INFORMATION SHOWN:
-- Start --

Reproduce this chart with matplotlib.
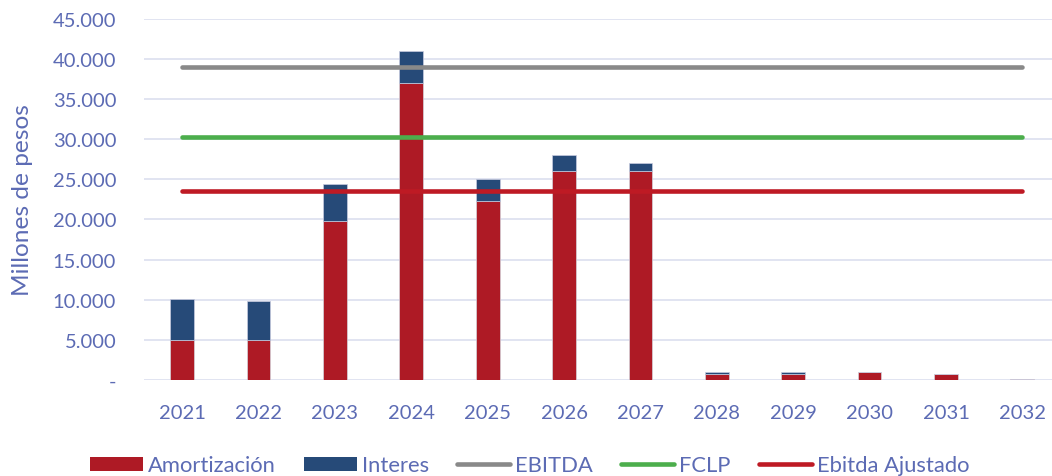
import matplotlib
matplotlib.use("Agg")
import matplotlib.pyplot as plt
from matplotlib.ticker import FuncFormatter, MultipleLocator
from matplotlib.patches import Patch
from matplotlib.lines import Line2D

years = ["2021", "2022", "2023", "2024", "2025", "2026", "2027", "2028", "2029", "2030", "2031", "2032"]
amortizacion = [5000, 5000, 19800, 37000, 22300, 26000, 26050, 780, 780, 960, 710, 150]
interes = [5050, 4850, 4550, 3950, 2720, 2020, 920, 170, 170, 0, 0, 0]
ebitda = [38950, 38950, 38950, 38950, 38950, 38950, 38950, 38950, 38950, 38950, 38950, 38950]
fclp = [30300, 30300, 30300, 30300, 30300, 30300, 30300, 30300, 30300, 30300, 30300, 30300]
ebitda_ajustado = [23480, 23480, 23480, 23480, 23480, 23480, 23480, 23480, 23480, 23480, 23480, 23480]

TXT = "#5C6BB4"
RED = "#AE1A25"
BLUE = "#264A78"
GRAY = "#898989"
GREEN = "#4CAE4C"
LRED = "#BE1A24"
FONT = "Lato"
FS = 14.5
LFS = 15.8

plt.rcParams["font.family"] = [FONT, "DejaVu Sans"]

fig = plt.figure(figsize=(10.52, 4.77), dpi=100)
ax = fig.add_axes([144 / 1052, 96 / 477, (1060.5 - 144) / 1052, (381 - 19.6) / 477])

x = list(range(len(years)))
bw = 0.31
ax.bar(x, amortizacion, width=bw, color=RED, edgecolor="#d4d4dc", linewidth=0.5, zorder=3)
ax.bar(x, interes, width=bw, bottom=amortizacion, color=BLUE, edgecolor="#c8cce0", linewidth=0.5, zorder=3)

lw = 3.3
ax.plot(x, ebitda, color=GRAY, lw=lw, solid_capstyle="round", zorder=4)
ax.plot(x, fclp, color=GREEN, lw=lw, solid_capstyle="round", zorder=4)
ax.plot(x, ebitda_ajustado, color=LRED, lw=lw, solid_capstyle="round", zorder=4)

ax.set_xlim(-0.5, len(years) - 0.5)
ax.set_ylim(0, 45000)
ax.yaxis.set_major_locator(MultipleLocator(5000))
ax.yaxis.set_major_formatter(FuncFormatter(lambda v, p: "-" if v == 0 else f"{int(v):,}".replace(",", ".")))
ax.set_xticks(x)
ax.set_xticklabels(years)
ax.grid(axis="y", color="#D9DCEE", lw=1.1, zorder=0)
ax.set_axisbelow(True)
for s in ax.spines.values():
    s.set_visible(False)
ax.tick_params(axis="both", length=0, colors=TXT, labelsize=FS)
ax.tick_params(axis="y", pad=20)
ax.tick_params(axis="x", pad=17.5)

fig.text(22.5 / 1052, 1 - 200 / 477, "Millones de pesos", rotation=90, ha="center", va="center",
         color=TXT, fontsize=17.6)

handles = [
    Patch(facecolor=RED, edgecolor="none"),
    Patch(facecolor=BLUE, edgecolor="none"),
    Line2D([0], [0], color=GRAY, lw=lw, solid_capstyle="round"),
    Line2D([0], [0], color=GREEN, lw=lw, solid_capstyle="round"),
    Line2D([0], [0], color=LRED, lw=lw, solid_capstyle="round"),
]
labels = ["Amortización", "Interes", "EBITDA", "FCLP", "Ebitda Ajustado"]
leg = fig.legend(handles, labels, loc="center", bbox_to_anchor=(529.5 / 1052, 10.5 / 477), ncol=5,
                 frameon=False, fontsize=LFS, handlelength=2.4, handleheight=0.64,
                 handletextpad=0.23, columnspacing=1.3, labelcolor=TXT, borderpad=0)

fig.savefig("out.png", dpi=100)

-- End --

INSTRUCTION:
Copy all lines above containing the string "matplotlib".

SOLUTION TO THIS TASK:
Reproduce this chart with matplotlib.
import matplotlib
matplotlib.use("Agg")
import matplotlib.pyplot as plt
from matplotlib.ticker import FuncFormatter, MultipleLocator
from matplotlib.patches import Patch
from matplotlib.lines import Line2D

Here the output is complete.